The evidence of these feelings and their power, has been seen ever since. Indeed poverty seems to be becoming a more complex phenomenon. Just two developments that began in the middle of the last century offer insights into that complexity; the growing ease of transportation and of communication. Sixty or seventy years ago in much of the third world radio had just arrived and people began to become aware of a wider world. Then came telephone and TV, tales told by returning overseas workers, and now cell phones. By now everyone has “seen Paree,” and if you are young, and male, being satisfied with your condition, or your position, is less likely than ever. More and more people are on the move, voting with their feet against poverty. They try to leave their villages in Ethiopia or the Philippines or Mexico.
The numbers are telling. In 2015, there were 244 million international migrants – people living or working in countries not their own. That is the equivalent of the entire population of the U.S. in 1990, or 75% of the current U.S. population. This movement of people has grown 60% in the last quarter century. And that movement is not just from the Global South to the Global North, but is increasingly a south-to-south movement (e.g. Myanmar to Thailand).
Remittance transfers, the money sent “home” by people working in countries not their own, have also grown at a steady pace, relatively unaffected by financial crisis or recession, to the point where they now represent at least four times the world total of official development assistance (ODA), or roughly $600 billion annually and growing.
It would seem poverty is a moving target, perhaps more so than we like to think.
We can talk in dry economistic terms like low ownership of productive assets, low access to services like water, sanitation facilities or electricity, or morbidity rates. We can invoke social science and talk about support networks or social capital as mitigating elements in poor people’s lives, and so on. We can ask a poor person in rural Malawi what poverty means to her and she might say lack of luck, or the irregularity of her cash flow, thus when illness comes, or rain damages her roof, she is caught having to scramble to pay a money lender usurious interest rates. At the same time if we ask a middle class American if he is poor, when he owns a 60 inch flat screen TV, two cars, an I-phone, etc. along with rolling credit card debt of $20,000, he is likely to say no.
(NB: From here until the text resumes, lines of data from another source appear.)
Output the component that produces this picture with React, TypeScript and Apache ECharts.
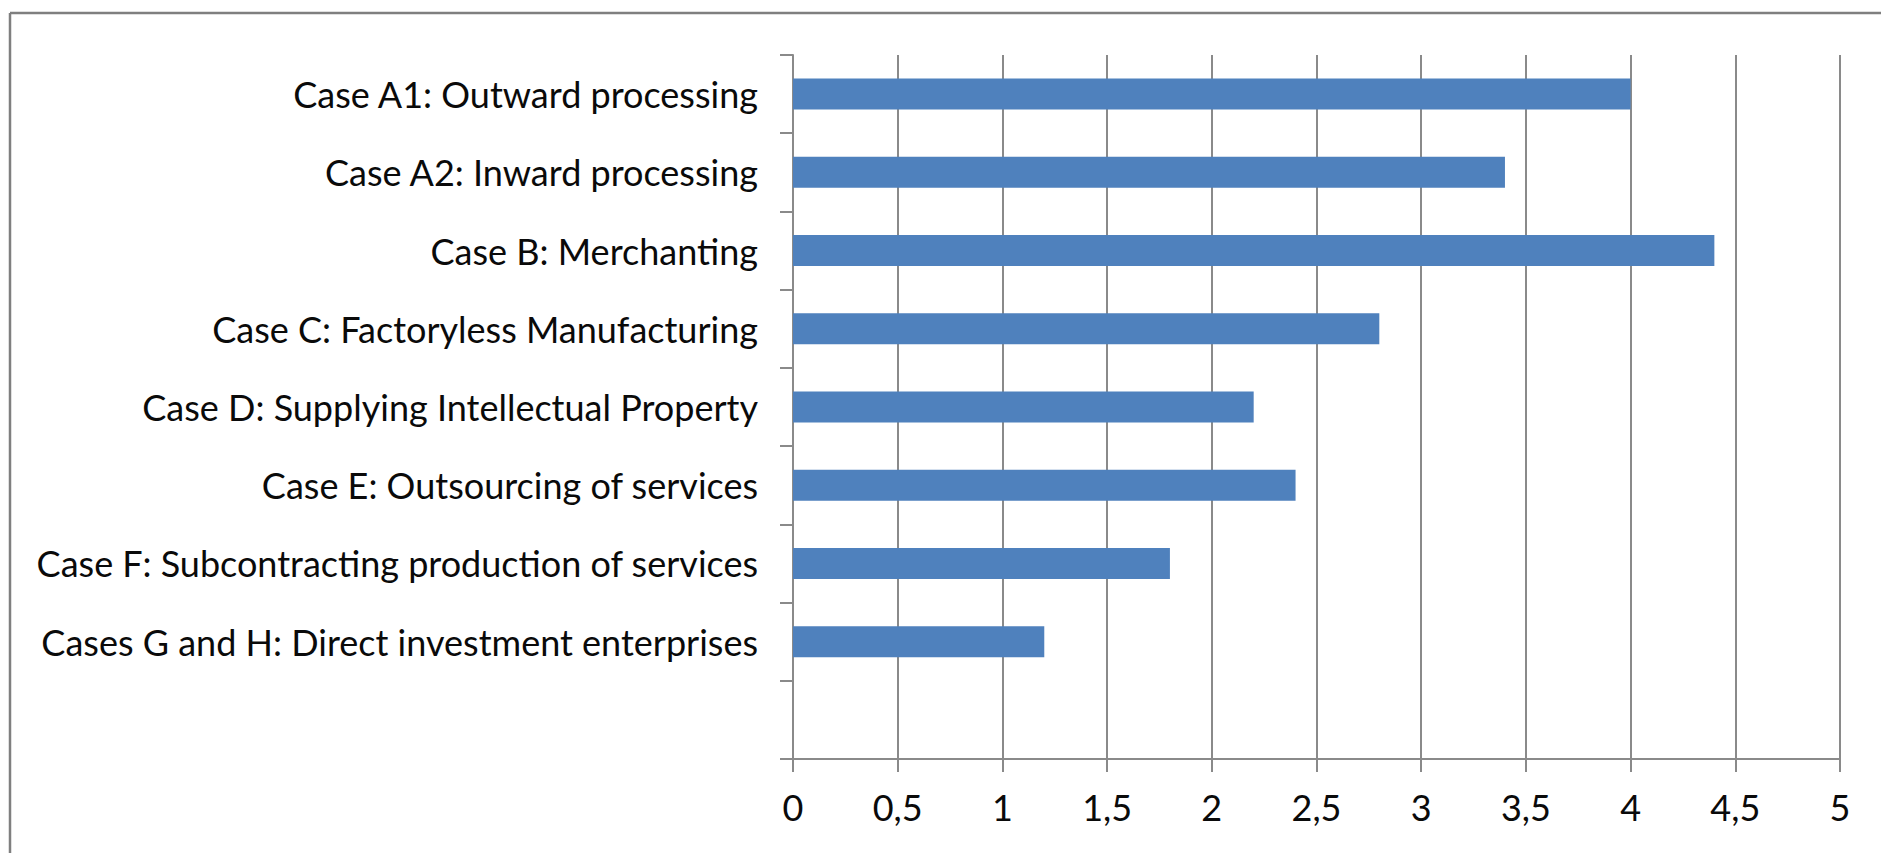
import React, { useEffect, useRef } from "react";
import * as echarts from "echarts";

const categories: string[] = [
  "Case A1: Outward processing",
  "Case A2: Inward processing",
  "Case B: Merchanting",
  "Case C: Factoryless Manufacturing",
  "Case D: Supplying Intellectual Property",
  "Case E: Outsourcing of services",
  "Case F: Subcontracting production of services",
  "Cases G and H: Direct investment enterprises",
  "",
];

const values: (number | string)[] = [4.0, 3.4, 4.4, 2.8, 2.2, 2.4, 1.8, 1.2, "-"];

const xMin = 0;
const xMax = 5;
const xInterval = 0.5;

const FONT = "Lato, 'Open Sans', sans-serif";
const GRID = "#8a8a8a";

export default function App() {
  const ref = useRef<HTMLDivElement>(null);
  useEffect(() => {
    if (!ref.current) return;
    const chart = echarts.init(ref.current, undefined, { renderer: "svg" });
    chart.setOption({
      animation: false,
      backgroundColor: "#ffffff",
      grid: { left: 793, right: 41, top: 55, bottom: 94, containLabel: false },
      xAxis: {
        type: "value",
        min: xMin,
        max: xMax,
        interval: xInterval,
        axisLine: { show: true, lineStyle: { color: GRID, width: 2 } },
        axisTick: { show: true, length: 13, lineStyle: { color: GRID, width: 2 } },
        splitLine: { show: true, lineStyle: { color: GRID, width: 2 } },
        axisLabel: {
          margin: 30,
          color: "#0a0a0a",
          fontFamily: FONT,
          fontSize: 36,
          formatter: (v: number) => String(v).replace(".", ","),
        },
      },
      yAxis: {
        type: "category",
        data: categories,
        inverse: true,
        axisLine: { show: true, lineStyle: { color: GRID, width: 2 } },
        axisTick: { show: true, length: 13, alignWithLabel: false, lineStyle: { color: GRID, width: 2 } },
        axisLabel: {
          margin: 35,
          color: "#0a0a0a",
          fontFamily: FONT,
          fontSize: 36,
        },
        splitLine: { show: false },
      },
      series: [
        {
          type: "bar",
          data: values,
          barWidth: 31,
          itemStyle: { color: "#4f81bd" },
        },
      ],
      graphic: [
        { type: "line", shape: { x1: 10, y1: 13, x2: 1881, y2: 13 }, style: { stroke: "#7f7f7f", lineWidth: 2.5 } },
        { type: "line", shape: { x1: 10, y1: 13, x2: 10, y2: 853 }, style: { stroke: "#7f7f7f", lineWidth: 2.5 } },
      ],
    });
    return () => chart.dispose();
  }, []);
  return (
    <div
      ref={ref}
      style={{ position: "fixed", left: 0, top: 0, width: 1881, height: 853, background: "#fff" }}
    />
  );
}
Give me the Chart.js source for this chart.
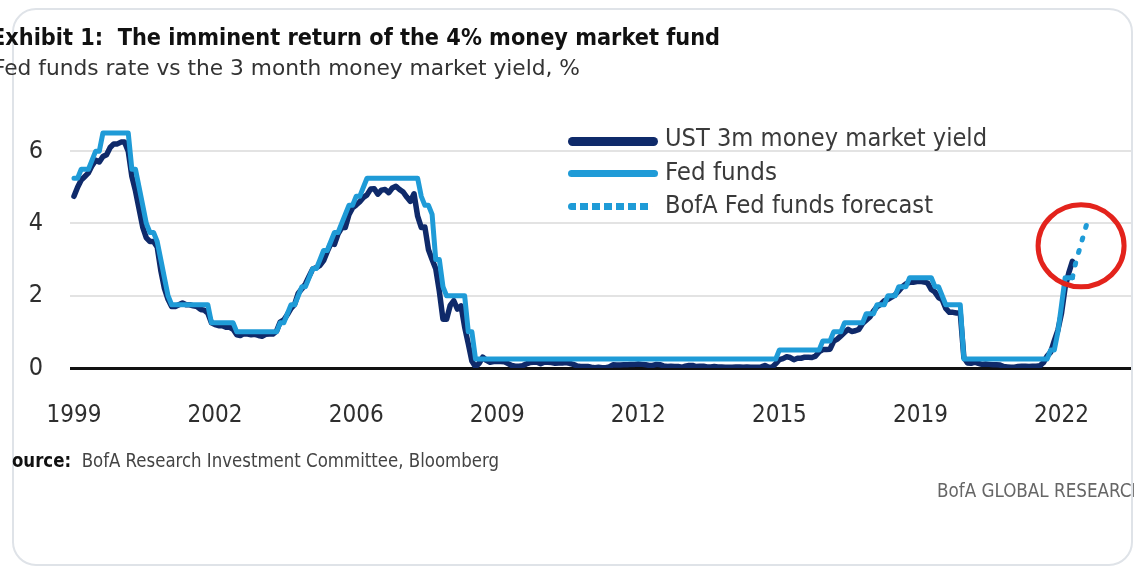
<!DOCTYPE html>
<html>
<head>
<meta charset="utf-8">
<script src="https://cdn.jsdelivr.net/npm/chart.js@4.4.1/dist/chart.umd.min.js"></script>
<style>
html,body{margin:0;padding:0;background:#fff;}
body{width:1134px;height:569px;overflow:hidden;position:relative;font-family:"Liberation Sans Narrow","DejaVu Sans Condensed","Liberation Sans",sans-serif;}
#frame{position:absolute;left:12px;top:8px;width:1117px;height:554px;border:2px solid #dfe3e8;border-radius:24px;}
#chart{position:absolute;left:0;top:0;}
.t{position:absolute;white-space:nowrap;transform-origin:0 50%;line-height:1;}
#title{left:-9px;top:26px;font-size:23px;font-weight:bold;color:#111;}
#subtitle{left:-7px;top:57px;font-size:22px;color:#333;}
#srcclip{position:absolute;left:11px;top:440px;width:600px;height:40px;overflow:hidden;}
#source{left:-11px;top:11px;font-size:19px;color:#444;}
#source b{color:#111;}
#footer{left:937px;top:480px;font-size:20px;color:#666;}
.lgline{position:absolute;}
.lgtext{font-size:25px;color:#3a3a3a;}
</style>
</head>
<body>
<div id="frame"></div>
<canvas id="chart" width="1134" height="569"></canvas>
<div class="t" id="title" data-w="729">Exhibit 1:&nbsp; The imminent return of the 4% money market fund</div>
<div class="t" id="subtitle" data-w="587">Fed funds rate vs the 3 month money market yield, %</div>
<div id="srcclip"><div class="t" id="source" data-w="499"><b>Source:</b>&nbsp; BofA Research Investment Committee, Bloomberg</div></div>
<div class="t" id="footer" data-w="207">BofA GLOBAL RESEARCH</div>
<div id="legend"></div>
<script>
// ---- data ----
const startMonth = '1999-09';
const seriesNames = ['UST 3m money market yield', 'Fed funds', 'BofA Fed funds forecast'];
const ust3mYield = [
  4.75, 5.0, 5.2, 5.3,
  5.4, 5.6, 5.75, 5.7, 5.85, 5.9, 6.1, 6.2, 6.2, 6.25, 6.25, 6.0,
  5.3, 4.9, 4.4, 3.9, 3.6, 3.5, 3.5, 3.35, 2.7, 2.2, 1.9, 1.7,
  1.7, 1.75, 1.8, 1.75, 1.75, 1.72, 1.7, 1.62, 1.6, 1.52, 1.25, 1.2,
  1.17, 1.17, 1.13, 1.13, 1.07, 0.92, 0.9, 0.95, 0.94, 0.92, 0.93, 0.9,
  0.88, 0.93, 0.94, 0.94, 1.02, 1.27, 1.33, 1.48, 1.65, 1.76, 2.07, 2.19,
  2.33, 2.54, 2.74, 2.78, 2.84, 2.97, 3.22, 3.44, 3.42, 3.71, 3.88, 3.89,
  4.24, 4.43, 4.51, 4.6, 4.72, 4.79, 4.95, 4.96, 4.81, 4.92, 4.94, 4.85,
  4.98, 5.03, 4.94, 4.87, 4.73, 4.61, 4.82, 4.2, 3.89, 3.9, 3.27, 3.0,
  2.75, 2.12, 1.35, 1.35, 1.73, 1.86, 1.63, 1.72, 1.13, 0.67, 0.19, 0.03,
  0.13, 0.3, 0.21, 0.16, 0.18, 0.18, 0.18, 0.17, 0.12, 0.07, 0.05, 0.05,
  0.06, 0.11, 0.15, 0.16, 0.16, 0.12, 0.16, 0.16, 0.15, 0.13, 0.14, 0.14,
  0.15, 0.13, 0.1, 0.06, 0.04, 0.04, 0.04, 0.02, 0.01, 0.02, 0.01, 0.01,
  0.03, 0.09, 0.08, 0.08, 0.09, 0.09, 0.1, 0.1, 0.11, 0.1, 0.09, 0.07,
  0.07, 0.1, 0.09, 0.06, 0.04, 0.05, 0.04, 0.04, 0.02, 0.05, 0.07, 0.07,
  0.04, 0.05, 0.05, 0.03, 0.03, 0.04, 0.03, 0.03, 0.02, 0.02, 0.02, 0.03,
  0.03, 0.02, 0.03, 0.02, 0.02, 0.02, 0.03, 0.07, 0.02, 0.02, 0.12, 0.23,
  0.26, 0.31, 0.29, 0.23, 0.27, 0.27, 0.3, 0.3, 0.29, 0.33, 0.45, 0.51,
  0.51, 0.52, 0.74, 0.8, 0.89, 0.98, 1.07, 1.01, 1.03, 1.07, 1.23, 1.32,
  1.41, 1.57, 1.7, 1.76, 1.86, 1.9, 1.96, 2.03, 2.13, 2.25, 2.33, 2.37,
  2.37, 2.39, 2.4, 2.38, 2.35, 2.17, 2.1, 1.95, 1.89, 1.65, 1.54, 1.54,
  1.52, 1.52, 0.29, 0.14, 0.13, 0.16, 0.13, 0.1, 0.11, 0.1, 0.09, 0.09,
  0.08, 0.04, 0.03, 0.02, 0.02, 0.04, 0.05, 0.05, 0.04, 0.05, 0.05, 0.06,
  0.15, 0.33, 0.44, 0.76, 1.05, 1.52, 2.23, 2.63, 2.95
];
const fedFundsRate = [
  5.25, 5.25, 5.5, 5.5,
  5.5, 5.75, 6.0, 6.0, 6.5, 6.5, 6.5, 6.5, 6.5, 6.5, 6.5, 6.5,
  5.5, 5.5, 5.0, 4.5, 4.0, 3.75, 3.75, 3.5, 3.0, 2.5, 2.0, 1.75,
  1.75, 1.75, 1.75, 1.75, 1.75, 1.75, 1.75, 1.75, 1.75, 1.75, 1.25, 1.25,
  1.25, 1.25, 1.25, 1.25, 1.25, 1.0, 1.0, 1.0, 1.0, 1.0, 1.0, 1.0,
  1.0, 1.0, 1.0, 1.0, 1.0, 1.25, 1.25, 1.5, 1.75, 1.75, 2.0, 2.25,
  2.25, 2.5, 2.75, 2.75, 3.0, 3.25, 3.25, 3.5, 3.75, 3.75, 4.0, 4.25,
  4.5, 4.5, 4.75, 4.75, 5.0, 5.25, 5.25, 5.25, 5.25, 5.25, 5.25, 5.25,
  5.25, 5.25, 5.25, 5.25, 5.25, 5.25, 5.25, 5.25, 4.75, 4.5, 4.5, 4.25,
  3.0, 3.0, 2.25, 2.0, 2.0, 2.0, 2.0, 2.0, 2.0, 1.0, 1.0, 0.25,
  0.25, 0.25, 0.25, 0.25, 0.25, 0.25, 0.25, 0.25, 0.25, 0.25, 0.25, 0.25,
  0.25, 0.25, 0.25, 0.25, 0.25, 0.25, 0.25, 0.25, 0.25, 0.25, 0.25, 0.25,
  0.25, 0.25, 0.25, 0.25, 0.25, 0.25, 0.25, 0.25, 0.25, 0.25, 0.25, 0.25,
  0.25, 0.25, 0.25, 0.25, 0.25, 0.25, 0.25, 0.25, 0.25, 0.25, 0.25, 0.25,
  0.25, 0.25, 0.25, 0.25, 0.25, 0.25, 0.25, 0.25, 0.25, 0.25, 0.25, 0.25,
  0.25, 0.25, 0.25, 0.25, 0.25, 0.25, 0.25, 0.25, 0.25, 0.25, 0.25, 0.25,
  0.25, 0.25, 0.25, 0.25, 0.25, 0.25, 0.25, 0.25, 0.25, 0.25, 0.25, 0.5,
  0.5, 0.5, 0.5, 0.5, 0.5, 0.5, 0.5, 0.5, 0.5, 0.5, 0.5, 0.75,
  0.75, 0.75, 1.0, 1.0, 1.0, 1.25, 1.25, 1.25, 1.25, 1.25, 1.25, 1.5,
  1.5, 1.5, 1.75, 1.75, 1.75, 2.0, 2.0, 2.0, 2.25, 2.25, 2.25, 2.5,
  2.5, 2.5, 2.5, 2.5, 2.5, 2.5, 2.25, 2.25, 2.0, 1.75, 1.75, 1.75,
  1.75, 1.75, 0.25, 0.25, 0.25, 0.25, 0.25, 0.25, 0.25, 0.25, 0.25, 0.25,
  0.25, 0.25, 0.25, 0.25, 0.25, 0.25, 0.25, 0.25, 0.25, 0.25, 0.25, 0.25,
  0.25, 0.25, 0.5, 0.5, 1.0, 1.75, 2.5, 2.5, 2.5
];
const forecastMonths = ['2022-09', '2022-10', '2022-11', '2022-12', '2023-01'];
const forecastRate = [2.5, 2.95, 3.3, 3.65, 4.0];
const xTickMonths = ['1999-09', '2002-12', '2006-03', '2009-06', '2012-09', '2015-12', '2019-03', '2022-06'];
const xTickLabels = ['1999', '2002', '2006', '2009', '2012', '2015', '2019', '2022'];
const yTickValues = [0, 2, 4, 6];
const highlight = { month: '2022-11', value: 3.38 };

// ---- helpers ----
function monthIndex(m) {
  const [y, mo] = m.split('-').map(Number);
  const [sy, sm] = startMonth.split('-').map(Number);
  return (y - sy) * 12 + (mo - sm);
}
const NAVY = '#0f2a6a', BLUE = '#1f9bd7', RED = '#e3231c';
const FONT = '"Liberation Sans Narrow","DejaVu Sans Condensed","Liberation Sans",sans-serif';

const ustPts = ust3mYield.map((v, i) => ({ x: i, y: v }));
const fedPts = fedFundsRate.map((v, i) => ({ x: i, y: v }));
const fcPts = forecastMonths.map((m, i) => ({ x: monthIndex(m), y: forecastRate[i] }));

const circlePlugin = {
  id: 'circle',
  afterDatasetsDraw(chart) {
    const { ctx, scales } = chart;
    const cx = scales.x.getPixelForValue(monthIndex(highlight.month) + 0.4);
    const cy = scales.y.getPixelForValue(highlight.value);
    ctx.save();
    ctx.beginPath();
    ctx.ellipse(cx, cy, 43, 41, 0, 0, Math.PI * 2);
    ctx.strokeStyle = RED;
    ctx.lineWidth = 5;
    ctx.stroke();
    ctx.restore();
  }
};

const chart = new Chart(document.getElementById('chart'), {
  type: 'line',
  data: {
    datasets: [
      { label: seriesNames[0], data: ustPts, borderColor: NAVY, borderWidth: 5.5, pointRadius: 0, tension: 0, order: 2, borderJoinStyle: 'round', borderCapStyle: 'round' },
      { label: seriesNames[1], data: fedPts, borderColor: BLUE, borderWidth: 5, pointRadius: 0, tension: 0, order: 1, borderJoinStyle: 'round', borderCapStyle: 'round' },
      { label: seriesNames[2], data: fcPts, borderColor: BLUE, borderWidth: 5, borderDash: [2, 11], borderCapStyle: 'round', pointRadius: 0, tension: 0, order: 0 }
    ]
  },
  options: {
    responsive: false,
    animation: false,
    devicePixelRatio: 1,
    layout: { padding: { left: 0, top: 115, right: 3, bottom: 0 } },
    plugins: { legend: { display: false }, tooltip: { enabled: false } },
    scales: {
      x: {
        type: 'linear',
        min: -1.1,
        max: 292.2,
        afterBuildTicks: s => { s.ticks = xTickMonths.map(m => ({ value: monthIndex(m) })); },
        afterFit: s => { s.height = 201; },
        grid: { display: false },
        border: { display: false },
        ticks: {
          autoSkip: false, maxRotation: 0, padding: 25,
          color: '#2e2e2e', font: { family: FONT, size: 24 },
          callback: (v, i) => xTickLabels[i]
        }
      },
      y: {
        min: 0,
        max: 7,
        afterBuildTicks: s => { s.ticks = yTickValues.map(v => ({ value: v })); },
        afterFit: s => { s.width = 70; },
        border: { display: false },
        grid: {
          drawTicks: false,
          color: c => (c.tick && c.tick.value === 0) ? '#111' : '#e3e3e3',
          lineWidth: c => (c.tick && c.tick.value === 0) ? 3 : 2
        },
        ticks: {
          padding: 27, color: '#2e2e2e', font: { family: FONT, size: 25 },
          callback: v => String(v)
        }
      }
    }
  },
  plugins: [circlePlugin]
});

// ---- legend (HTML, built from the dataset labels) ----
const lg = document.getElementById('legend');
const lgStyles = [
  { top: 137, h: 9, bg: NAVY },
  { top: 169.5, h: 7, bg: BLUE },
  { top: 202.5, h: 7, bg: 'repeating-linear-gradient(to right,' + BLUE + ' 0 8px, transparent 8px 12px)', w: 84 }
];
const lgTextTop = [125, 159, 192];
const lgTextW = [322, 112, 268];
chart.data.datasets.forEach((ds, i) => {
  const st = lgStyles[i];
  const ln = document.createElement('div');
  ln.className = 'lgline';
  ln.style.cssText = `left:568px;top:${st.top}px;width:${st.w || 90}px;height:${st.h}px;background:${st.bg};border-radius:${st.h / 2}px;`;
  lg.appendChild(ln);
  const tx = document.createElement('div');
  tx.className = 't lgtext';
  tx.style.left = '665px';
  tx.style.top = lgTextTop[i] + 'px';
  tx.dataset.w = lgTextW[i];
  tx.textContent = ds.label;
  lg.appendChild(tx);
});

// fit text widths to the reference
document.querySelectorAll('.t[data-w]').forEach(el => {
  el.style.display = 'inline-block';
  const w = el.getBoundingClientRect().width;
  const target = parseFloat(el.dataset.w);
  if (w > 0) el.style.transform = `scaleX(${(target / w).toFixed(4)})`;
});
</script>
</body>
</html>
Not only do we lack a broad consensus on the causes of poverty (and with that, what to do about it), we are still unsure what poverty actually looks like, or from whose point of view one ought to look at it. Poverty is a moving target, it is not just about money, or crossing a threshold, or about one’s position in society, or about whether you feel more or less poor. And like the world as a whole, the complexity of poverty is growing. Simple poverty measurements like $1.25 or $1.90 not only tell us little, they can fool us into thinking we know what we are doing when it comes to efforts to do something about it. But the truth is we know less than we think and a humble acknowledgement of that may give us reason to attend to the subject more fully and deeply, not just to its causes, but its dynamics in different contexts, as well as how people’s own definitions of poverty keep changing.